ŚCIANY PARTERU

Dwa tygodnie po Nowym Roku zamykamy etap wznoszenia ścian parteru. Materiałów do wyboru na rynku jest wiele, ich parametry techniczne są różne. My postanowiliśmy wybrać bloczek ceramiczny Porotherm typu Dryfix firmy Wienerberger.
O powodach tego wyboru szerzej w dalszej części wpisu, teraz nieco więcej o postępie prowadzonych prac.

Najważniejszą częścią wnoszenia ścian jest przygotowanie warstwy startowej. Jest to najbardziej czasochłonny etap tych prac ze względu na dokładność wyznaczenia poziomu warstwy. Ma to późniejszy, istotny wpływ na równość ścian. Jeśli warstwa przygotowana będzie należycie to samo wznoszenie murów w technologii Dryfix dla wykonawcy jest już bułką z masłem.          Na zdjęciu doradca firmy Wienerberger, który udzielał wsparcia technicznego na budowie naszym wykonawcom w trakcie prac.

Zaletą technologii Porotherm typu Dryfix oprócz skrócenia dwukrotnie czasu murowania jest wyeliminowanie zaprawy. W naszym przypadku miało to duże znaczenie ponieważ prace prowadzimy w okresie zimowym kiedy niejednokrotnie temperatura schodzi poniżej zera.

Aplikowanie piany z pistoletu eliminuje uciążliwy proces mieszania mokrej zaprawy i daje komfort prowadzenia czystych prac. Ponad to technologia Dryfix eliminuje mostki termiczne między bloczkami, które poddaje się szlifowaniu, co zapewnia równość prawidłowo wznoszonej ściany.

Ta przyjemność klejenia w technologii suchej skraca czas pracy o połowę i przypomina składanie klocków Lego.

Istotnym czynnikiem przemawiającym za ceramiką jest waga. Silikaty są prawie dwukrotnie cięższe, pomimo argumentu niższej ceny  silikat zwiększa znacznie koszty transportu co w bilansie już tak różowo nie wygląda. Jeśli porównujemy oba materiały to mur z silikatu wymaga zastosowania w pierwszej  warstwie ciepły bloczek startowy by odciąć ścianę fundamentową i wyeliminować mostek termiczny. Koszt tego rozwiązania powoduje że oszczędności na tańszym silikacie są tylko pozorne.

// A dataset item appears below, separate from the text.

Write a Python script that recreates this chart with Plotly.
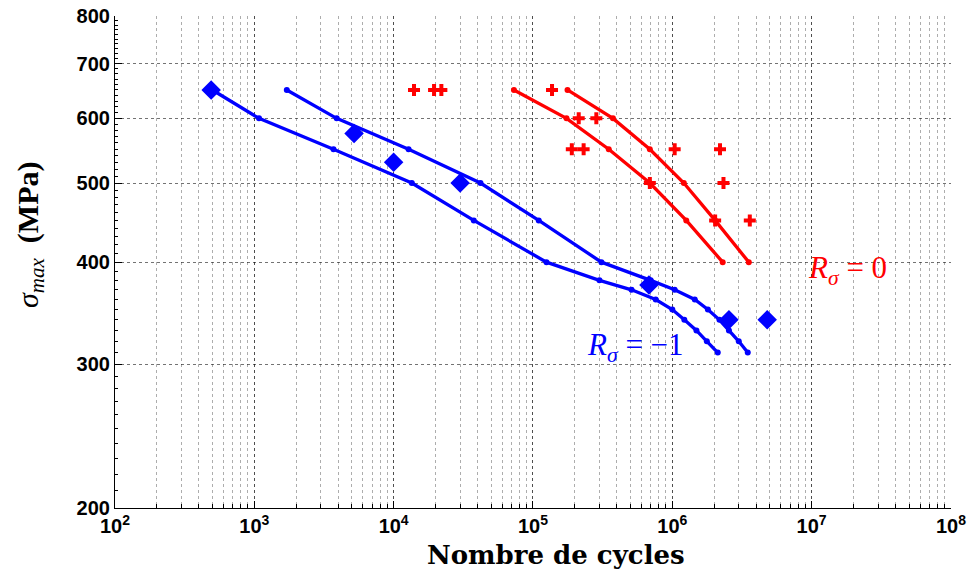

Dobra termoizolacyjność ceramiki pozwala wystartować na ciepłej zaprawie. Różnica w cenie tych dwóch rozwiązań jest bardzo duża. Zastosowanie ciepłej zaprawy daje oszczędność 10 razy w stosunku do bloczka startowego. Różnica  amortyzacji tej kwoty w kosztach ogrzewania domu zwracałaby się przez jakieś 50 lat. Dedykowane rozwiązania w budownictwie energooszczędnym w teorii wydają się słuszne, natomiast w praktyce z punktu widzenia ich efektywności są nieracjonalne.